As companies grow from startup ideas to small businesses and beyond, they need to upgrade most roles. Bookkeepers become accountants, the salesperson turns into a sales team, and marketing evolves from a DIY effort to a myriad of different roles with names like social media specialist. These young companies also find that certain new positions are needed. Product Manager (PM) is chief amongst them. – or at least it should be.
The Goal of Hiring a Product Manager
Product managers are specialists in the needs of consumers. Sometimes referred to as the CEO of the product, these are the people who bring together market research and customer demographic information to design new products and manage the development of existing ones from conception to marketing and sales. Anyone who takes on a PM position needs to be able to conduct customer interviews as easily as they can work up a price model, write a market assessment as readily as they develop the product road map. The work is diverse and as technical as it is people-focused.

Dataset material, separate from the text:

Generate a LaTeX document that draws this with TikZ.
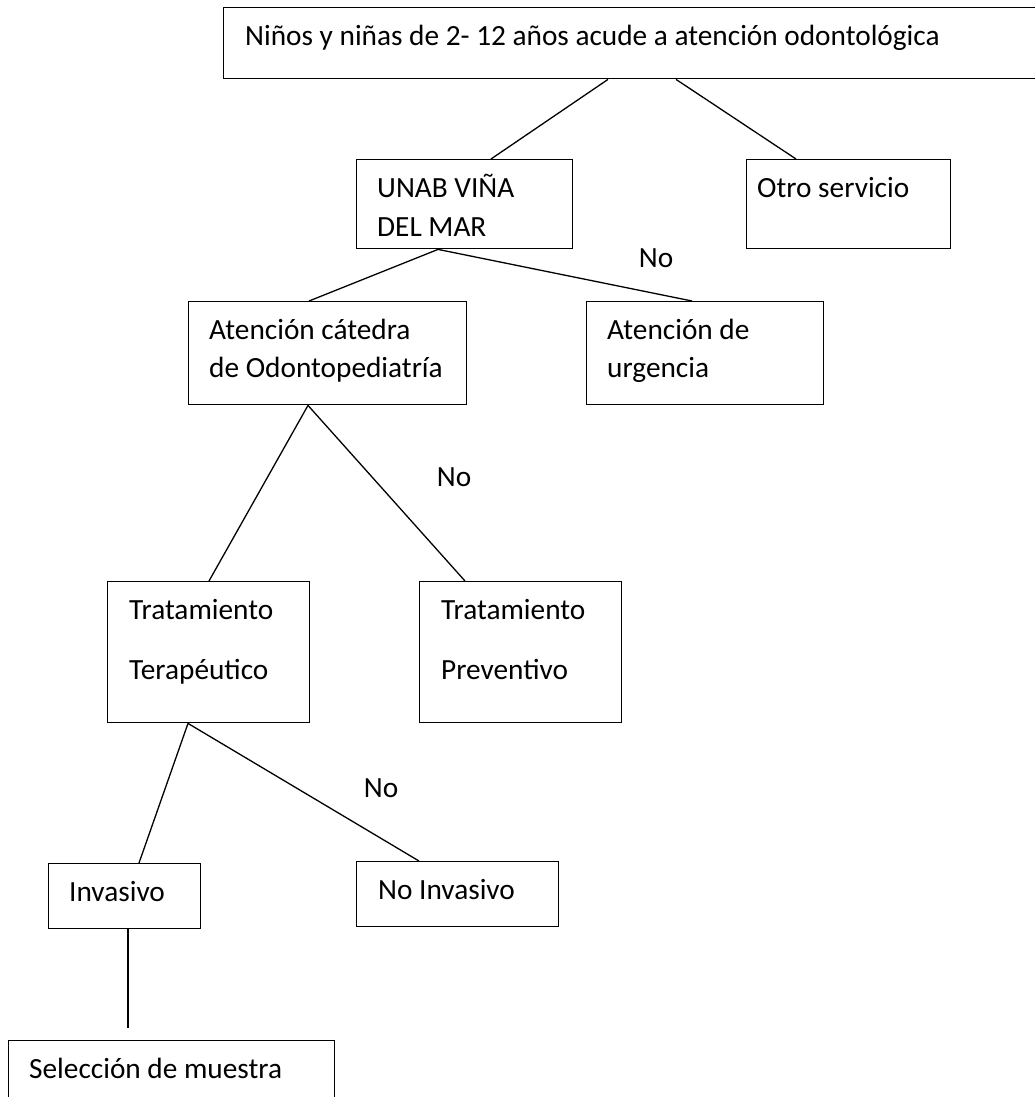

Product management may sound like project management but the two are very different in all the ways that matter most. Projects are one-time ventures. They have a definite beginning and end as well as deliverables. Products can be anything from a physical item to a service, and the role of the people who oversee these ventures do not end until the product is discontinued and fully retired.
The Difference Quality PM Makes
Many companies, especially young ones, may have many people who fulfill the duties of a PM as part of their existing roles. The accountant runs the numbers on the product while sales work up a pitch and marketing designs ads. In this case, a product manager may seem like an unnecessary expense on an already tight budget or as though it would be complicated. Plus, some people don’t like the idea of ceding authority to anyone, let alone an outsider. However, adding a quality PM to your operations has some important benefits that far outweigh any risks.
Enhanced Customer Focus
In the technology industry, customers are everything. “A great onboarding to hook (trial) customer increases the chance to create this wow moment,” writes Robin Dechant, an associate at Point Nine Capital. “What might be ‘Always Be Closing’ in Sales, might be ‘Never Stop Onboarding’ in Product Management.” Customer needs are constantly changing; having a product manager helps make sure that your company keeps up.

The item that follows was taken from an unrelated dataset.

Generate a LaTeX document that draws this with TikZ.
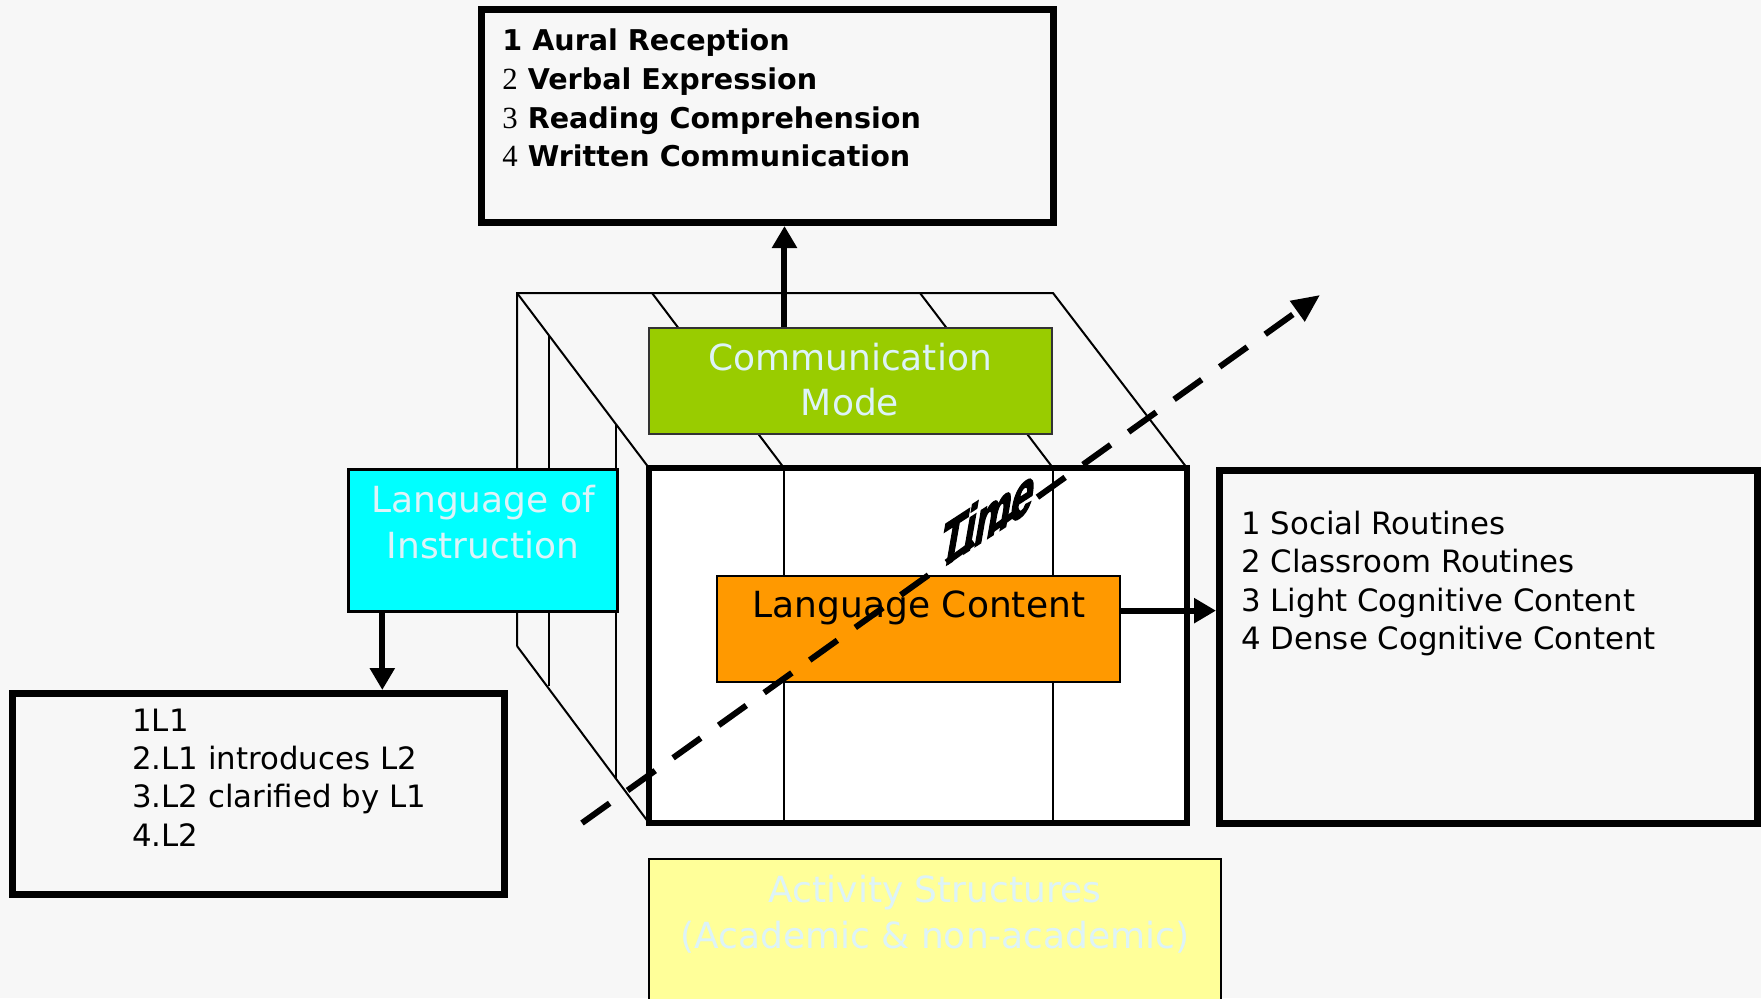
\documentclass[tikz,border=0pt]{standalone}
\usepackage{fontspec}
\setmainfont{DejaVu Sans}
\newfontfamily\serifnum{Liberation Serif}
\newfontfamily\timefont[FakeBold=3.5]{Liberation Sans}
\usetikzlibrary{arrows.meta,calc}
\definecolor{bg}{HTML}{F7F7F7}
\definecolor{lbl}{HTML}{DDF3F8}
\definecolor{cmgreen}{HTML}{99CC00}
\definecolor{licyan}{HTML}{00FFFF}
\definecolor{lcorange}{HTML}{FF9900}
\definecolor{asyellow}{HTML}{FFFF99}
\begin{document}
\begin{tikzpicture}[x=0.5pt,y=-0.5pt,
  cubeline/.style={line width=1pt,black},
  frontline/.style={line width=2.6pt,black},
  listbox/.style={draw=black,line width=3.5pt,inner sep=0pt,anchor=north west},
  colbox/.style={draw=black,line width=1pt,inner sep=0pt,anchor=north west},
  lbltext/.style={font=\fontsize{18}{22}\selectfont,text=lbl,anchor=base,inner sep=0pt},
  listtext/.style={font=\fontsize{15.4}{19}\selectfont,anchor=base west,inner sep=0pt},
  toptext/.style={font=\fontsize{14.3}{19}\selectfont\bfseries,anchor=base west,inner sep=0pt},
  arr/.style={line width=3pt,-{Triangle[length=11pt,width=12pt]}},
  timearr/.style={line width=3pt,dash pattern=on 17pt off 11pt,-{Triangle[length=14pt,width=12pt]}}
]
\useasboundingbox (0,0) rectangle (1761,998);
\clip (0,0) rectangle (1761,998);
\fill[bg] (0,0) rectangle (1761,998);

% cube: side and top faces
\draw[cubeline] (517,646) -- (517,293) -- (1053,293) -- (1187,468);
\draw[cubeline] (517,293) -- (649,468);
\draw[cubeline] (517,646) -- (649,823);
\draw[cubeline] (652,293) -- (784,468);
\draw[cubeline] (920,293) -- (1053,468);
\draw[cubeline] (549,335) -- (549,686);
\draw[cubeline] (616,424) -- (616,778);

% front face
\fill[white] (649,468) rectangle (1187,823);
\draw[cubeline] (784,468) -- (784,823);
\draw[cubeline] (1053,468) -- (1053,823);
\draw[frontline] (649,468) rectangle (1187,823);

% coloured boxes
\node[colbox,fill=cmgreen,draw=black!80,minimum width=201.5pt,minimum height=53pt] (comm) at (648,327) {};
\node[lbltext] (commA) at (850,370) {Communication};
\node[lbltext] (commB) at (850,415) {Mode};

\node[colbox,fill=licyan,line width=1.3pt,minimum width=134.5pt,minimum height=71pt] (linstr) at (347,468) {};
\node[lbltext] (linA) at (483,512) {Language of};
\node[lbltext] (linB) at (483,558) {Instruction};

\node[colbox,fill=lcorange,minimum width=201.5pt,minimum height=53pt] (lc) at (716,575) {};
\node[lbltext,text=black] (lcA) at (919,617) {Language Content};

\node[colbox,fill=asyellow,line width=1.2pt,minimum width=286pt,minimum height=90pt] (act) at (648,858) {};
\node[lbltext] (actA) at (935,902) {Activity Structures};
\node[lbltext] (actB) at (935,948) {(Academic \& non-academic)};

% list boxes
\node[listbox,minimum width=286pt,minimum height=106.5pt] (topbox) at (478,6) {};
\node[toptext] (t1) at (502,50) {1 Aural Reception};
\node[toptext] (t2) at (502,89) {{\serifnum\mdseries\fontsize{15.4}{19}\selectfont 2} Verbal Expression};
\node[toptext] (t3) at (502,128) {{\serifnum\mdseries\fontsize{15.4}{19}\selectfont 3} Reading Comprehension};
\node[toptext] (t4) at (502,166) {{\serifnum\mdseries\fontsize{15.4}{19}\selectfont 4} Written Communication};

\node[listbox,minimum width=268.75pt,minimum height=176.75pt] (rbox) at (1216,466.5) {};
\node[listtext] (r1) at (1241,534) {1 Social Routines};
\node[listtext] (r2) at (1241,572) {2 Classroom Routines};
\node[listtext] (r3) at (1241,611) {3 Light Cognitive Content};
\node[listtext] (r4) at (1241,649) {4 Dense Cognitive Content};

\node[listbox,minimum width=246pt,minimum height=100.5pt] (bbox) at (9,690) {};
\node[listtext] (b1) at (132,731) {1L1};
\node[listtext] (b2) at (132,769) {2.L1 introduces L2};
\node[listtext] (b3) at (132,807) {3.L2 clarified by L1};
\node[listtext] (b4) at (132,846) {4.L2};

% connectors
\coordinate (cfrom) at ($(comm.north west)!0.337!(comm.north east)$);
\draw[arr] (cfrom) -- (cfrom |- topbox.south);
\coordinate (lfrom) at ($(linstr.south west)!0.13!(linstr.south east)$);
\draw[arr] (lfrom) -- (lfrom |- bbox.north);
\coordinate (lcfrom) at ($(lc.north east)!0.33!(lc.south east)$);
\draw[arr] (lcfrom) -- (lcfrom -| rbox.west);

% time axis
\coordinate (tstart) at (582,823);
\coordinate (tend) at (1320,295);
\draw[timearr] (tstart) -- (tend);
\node[font=\timefont\bfseries\fontsize{24}{28}\selectfont,anchor=base west,inner sep=0pt,
      cm={0.839,0.545,0.243,1.4,(0,0)}] (time) at (937,571) {Time};
\end{tikzpicture}
\end{document}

Good PMs also tend to lead to good branding because the company image is more integrated into the final product than if you had one team working on the technology behind it all and another focusing on marketing. This way, your company’s products can take on a more distinctive look and feel. In addition, your brand will come off as more authentic when your identity resonates in every aspect of your product and its marketing. This is true in any business, but in tech, where you may only have a handful of marquis offerings, authentic branding is essential.

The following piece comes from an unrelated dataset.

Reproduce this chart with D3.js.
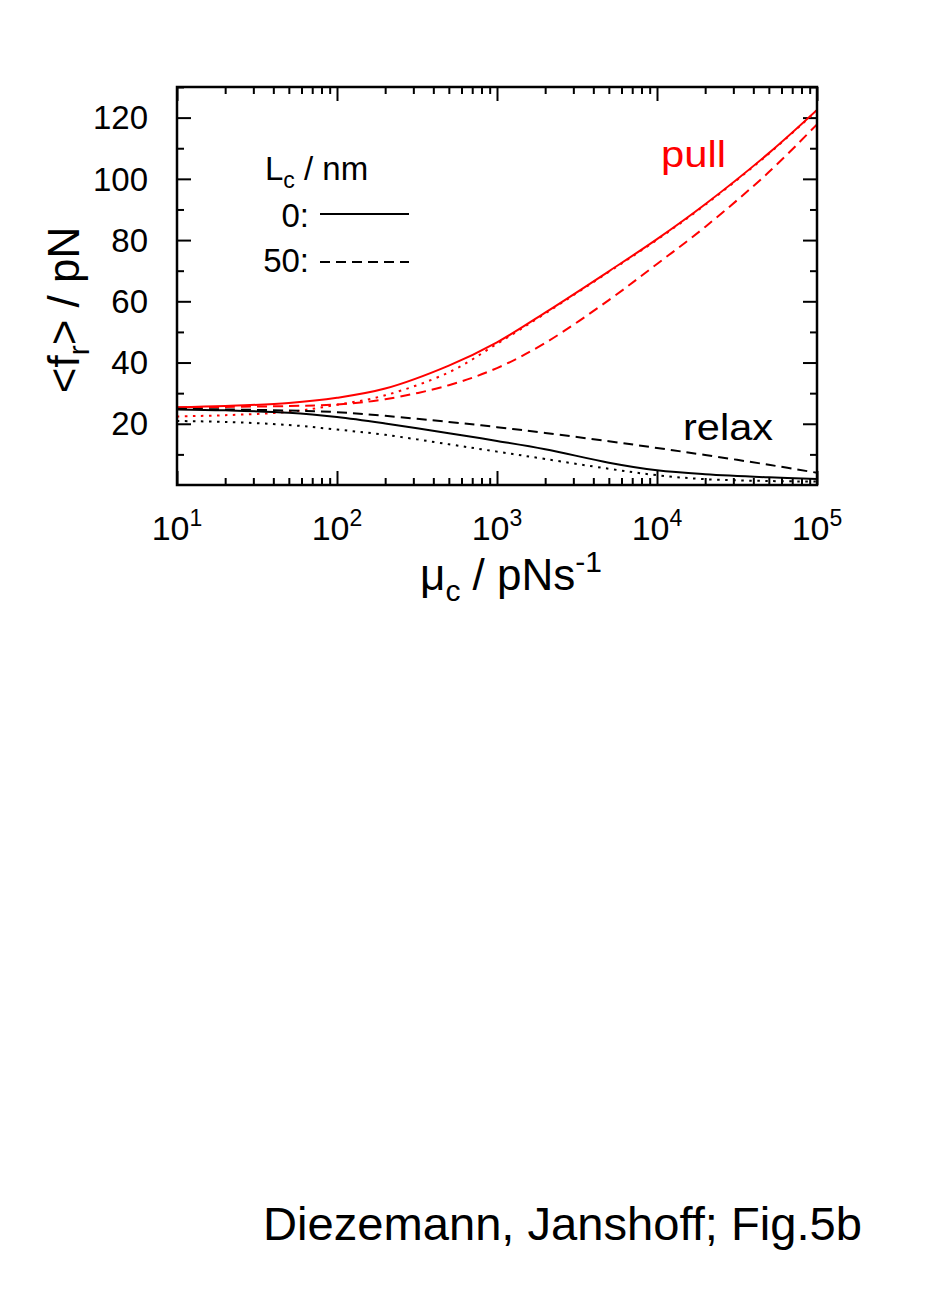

Finally, product managers improve time to market, as well as everything else. They keep all the teams on track and unify their efforts so that every action is accomplished on a timeline. They oversee deliverables and coordinate schedules so there is never a down moment.
How Uiza Product Managers Operate
In the beginning, we had some difficulties with the idea of a project manager vs product manager. It's not because we don't know the difference, but because we hadn’t figured out how to run at the beginning.
All startups begin with the question: what should we do?
Like others before us, we tried to imagine how Uiza would be. We tried the copy from some other companies who make similar products, and we imagined all the different products and projects we might offer.
It did not take use long to realize that we should change this approach, especially after we got clear about our Vision and Mission.
What Makes a Good Product Manager?
We ultimately found that a good PM needs to inspire a shared vision, be a good communicator, and have excellent problem-solving skills.
Product managers should be motivated by a vision and thinking strongly about how each effort plays into that greater ideal. The best PMs feel excited about what they are doing, and they share it very often. They focus on long-term goals instead of individudal tasks.
PMs also need to be good communicators. They have to work with many people every day. From customers to co-workers, they need to remain calm and personable no matter what is going on so your clientele remains loyal and your employees work together as a team.
Problem Solving Skills
Finally, remember the importance of problem-solving skills. PMs have many problems to handle from the internal team to the external team and their customers' problems. There are problems everywhere from which they need to find a way out, over, or through.
Good PMs understand that there are underlying issues to any problem, and they focus on resolving the root causes of those issues instead of just treating the symptoms.
There are many ways to launch and mange a project. You can be like Steve Jobs and come up with an innovation (e.g. iPod, iPad) that leads the market, or you can research where the pain points are for your customer and develop products that solve those issues. The right project manager can help you figure out the right path and consolidate your efforts. The trick is finding the best person to oversee your product.